Es muy evidente la relación entre religión y vida eterna, pero la relación entre la religión y esta vida presente a veces no está tan clara.
Con su forma de vida y con sus enseñanzas, Jesús puso en evidencia que el centro de la religión no está ni en el templo, ni en los rituales, ni en las verdades dogmáticas ni en las normas religiosas.
Está en la vida, en una forma de vivir que se centra y se concentra en el amor, en el amor sin limitaciones ni condicionamientos (Lc 10, 25-37).
La religión está en función de la vida, no al revés; es lo que nos enseña el misterio de la encarnación del hijo de Dios.
Pero ojo, que Jesús no está eliminando el templo, ni los ritos o las verdades teológicas. Esto es importante pero no es un fin en sí mismo; lo será en cuanto esté a favor de la persona y la vida.
El hecho de que los rituales religiosos y los dogmas pierdan centralidad no significa que no tengan razón de ser; la tienen y es bueno respetarlas y darles cumplimento.

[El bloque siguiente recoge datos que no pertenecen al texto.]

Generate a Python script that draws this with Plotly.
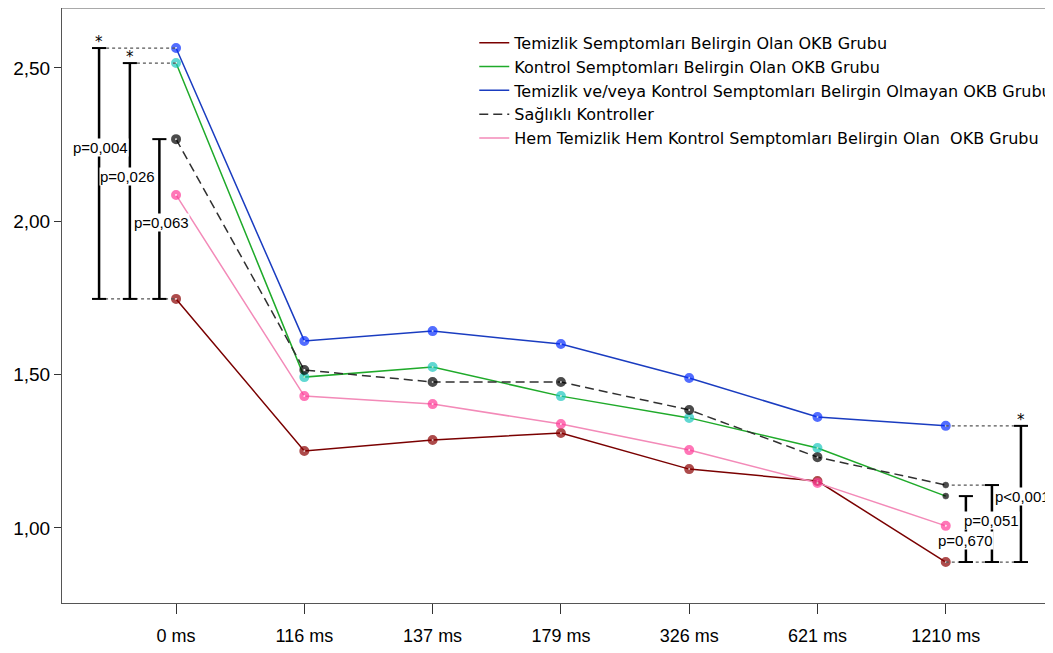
import plotly.graph_objects as go

categories = ["0 ms", "116 ms", "137 ms", "179 ms", "326 ms", "621 ms", "1210 ms"]

temizlik = [1.747, 1.251, 1.287, 1.310, 1.192, 1.153, 0.889]
kontrol = [2.516, 1.492, 1.525, 1.430, 1.359, 1.261, 1.104]
olmayan = [2.565, 1.610, 1.642, 1.600, 1.489, 1.362, 1.333]
saglikli = [2.268, 1.515, 1.476, 1.476, 1.385, 1.231, 1.140]
hem = [2.086, 1.430, 1.404, 1.339, 1.254, 1.147, 1.007]

names = [
    "Temizlik Semptomları Belirgin Olan OKB Grubu",
    "Kontrol Semptomları Belirgin Olan OKB Grubu",
    "Temizlik ve/veya Kontrol Semptomları Belirgin Olmayan OKB Grubu",
    "Sağlıklı Kontroller",
    "Hem Temizlik Hem Kontrol Semptomları Belirgin Olan  OKB Grubu",
]

y_tick_vals = [1.0, 1.5, 2.0, 2.5]
y_tick_text = ["1,00", "1,50", "2,00", "2,50"]

left_p = ["p=0,004", "p=0,026", "p=0,063"]
right_p = ["p<0,001", "p=0,051", "p=0,670"]

x = list(range(len(categories)))

series = [
    (temizlik, names[0], "#7a0000", "solid", "#8b0000"),
    (kontrol, names[1], "#1faa2a", "solid", "#1fc8c0"),
    (olmayan, names[2], "#1a3cc0", "solid", "#0a30ff"),
    (saglikli, names[3], "#303030", "dash", "#000000"),
    (hem, names[4], "#f38ab8", "solid", "#ff3d9a"),
]

fig = go.Figure()
for vals, nm, lc, dash, mc in series:
    fig.add_trace(go.Scatter(x=x, y=vals, mode="lines", name=nm,
                             line=dict(color=lc, width=1.5,
                                       dash="solid" if dash == "solid" else "9px,5px")))

# markers
for i, (vals, nm, lc, dash, mc) in enumerate(series):
    cols = [mc] * len(vals)
    sizes = [6] * len(vals)
    fills = ["white"] * len(vals)
    lw = [4] * len(vals)
    if i in (1, 3):
        cols[-1] = "#000000"
        fills[-1] = "#000000"
        sizes[-1] = 6
        lw[-1] = 0.5
    fig.add_trace(go.Scatter(x=x, y=vals, mode="markers", showlegend=False,
                             marker=dict(symbol="circle", size=sizes, color=fills,
                                         line=dict(color=cols, width=lw)),
                             hoverinfo="skip"))

shapes = []
annotations = []
dot = dict(color="#555555", width=1.2, dash="dot")
bar = dict(color="#000000", width=2.5)
cap_hw = 0.055
pfont = dict(family="Liberation Sans", size=15, color="black")
sfont = dict(family="DejaVu Sans", size=15, color="black")

def bracket(xb, y0, y1):
    shapes.append(dict(type="line", xref="x", yref="y", x0=xb, x1=xb, y0=y0, y1=y1, line=bar))
    for yy in (y0, y1):
        shapes.append(dict(type="line", xref="x", yref="y", x0=xb - cap_hw, x1=xb + cap_hw,
                           y0=yy, y1=yy, line=dict(color="#000000", width=2)))

# left brackets (0 ms)
lx = [-0.60, -0.36, -0.13]
ltops = [olmayan[0], kontrol[0], saglikli[0]]
base = temizlik[0]
shapes.append(dict(type="line", xref="x", yref="y", x0=lx[0], x1=0, y0=base, y1=base, line=dot))
for j, (xb, top) in enumerate(zip(lx, ltops)):
    bracket(xb, base, top)
    if j < 2:
        shapes.append(dict(type="line", xref="x", yref="y", x0=xb + cap_hw, x1=0, y0=top, y1=top, line=dot))
        annotations.append(dict(x=xb, y=top, xref="x", yref="y", text="*", showarrow=False,
                                yshift=6, font=sfont))
lp_y = [2.24, 2.145, 1.997]
lp_x = [-0.59, -0.375, -0.115]
for t, xx, yy in zip(left_p, lp_x, lp_y):
    annotations.append(dict(x=xx, y=yy, xref="x", yref="y", text=t, showarrow=False,
                            bgcolor="white", borderpad=0, font=pfont))

# right brackets (1210 ms)
rx = [6.586, 6.36, 6.157]
rtops = [olmayan[-1], saglikli[-1], kontrol[-1]]
rbase = temizlik[-1]
shapes.append(dict(type="line", xref="x", yref="y", x0=6, x1=rx[0], y0=rbase, y1=rbase, line=dot))
for j, (xb, top) in enumerate(zip(rx, rtops)):
    bracket(xb, rbase, top)
    if j < 2:
        shapes.append(dict(type="line", xref="x", yref="y", x0=6, x1=xb - cap_hw, y0=top, y1=top, line=dot))
annotations.append(dict(x=rx[0], y=rtops[0], xref="x", yref="y", text="*", showarrow=False,
                        yshift=6, font=sfont))
rp_y = [1.104, 1.026, 0.96]
rp_x = [6.60, 6.36, 6.15]
for t, xx, yy in zip(right_p, rp_x, rp_y):
    annotations.append(dict(x=xx, y=yy, xref="x", yref="y", text=t, showarrow=False,
                            bgcolor="white", borderpad=0, font=pfont))

# top frame line
shapes.append(dict(type="line", xref="paper", yref="paper", x0=0, x1=1, y0=1, y1=1,
                   line=dict(color="#555555", width=1)))

fig.update_layout(
    width=1045, height=645,
    margin=dict(l=54, r=0, t=0, b=50, autoexpand=False),
    plot_bgcolor="white", paper_bgcolor="white",
    shapes=shapes, annotations=annotations,
    showlegend=True,
    legend=dict(x=0.416, y=0.970, xanchor="left", yanchor="top",
                bgcolor="rgba(0,0,0,0)", itemwidth=30,
                font=dict(family="DejaVu Sans", size=16, color="black"),
                tracegroupgap=0),
    xaxis=dict(range=[-0.889, 6.836], tickmode="array", tickvals=x, ticktext=categories,
               showgrid=False, zeroline=False, showline=True, linecolor="#555555", linewidth=1,
               ticks="outside", ticklen=10, tickcolor="#333333", automargin=False,
               ticklabelstandoff=6,
               tickfont=dict(family="Liberation Sans", size=18, color="black")),
    yaxis=dict(range=[0.7554, 2.6956], tickmode="array", tickvals=y_tick_vals, ticktext=y_tick_text,
               showgrid=False, zeroline=False, showline=True, linecolor="#555555", linewidth=1,
               ticks="outside", ticklen=7, tickcolor="#333333", automargin=False,
               tickfont=dict(family="Liberation Sans", size=19, color="black")),
)

fig.write_html("out.html")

¿Y todo esto a dónde nos lleva? Nos lleva a preguntarnos: ¿dónde hemos de aplicar o dirigir nuestra fe? ¿En los rituales religiosos, que muchos ven erróneamente como un medio para tranquilizar conciencias, o en el proyecto de vida que nos trazó Jesús?
Pues la fe se dirige en los dos sentidos: la fe nos debe llevar a amar a Dios en la promoción y defensa de la vida ajena y propia (lo que se hagáis con uno de estos mis humildes hermanos conmigo lo hicisteis) y la fe nos debe llevar a recibir su gracia y salvación en los sacramentos y en la vida de oración (Jesús hizo respetar el templo).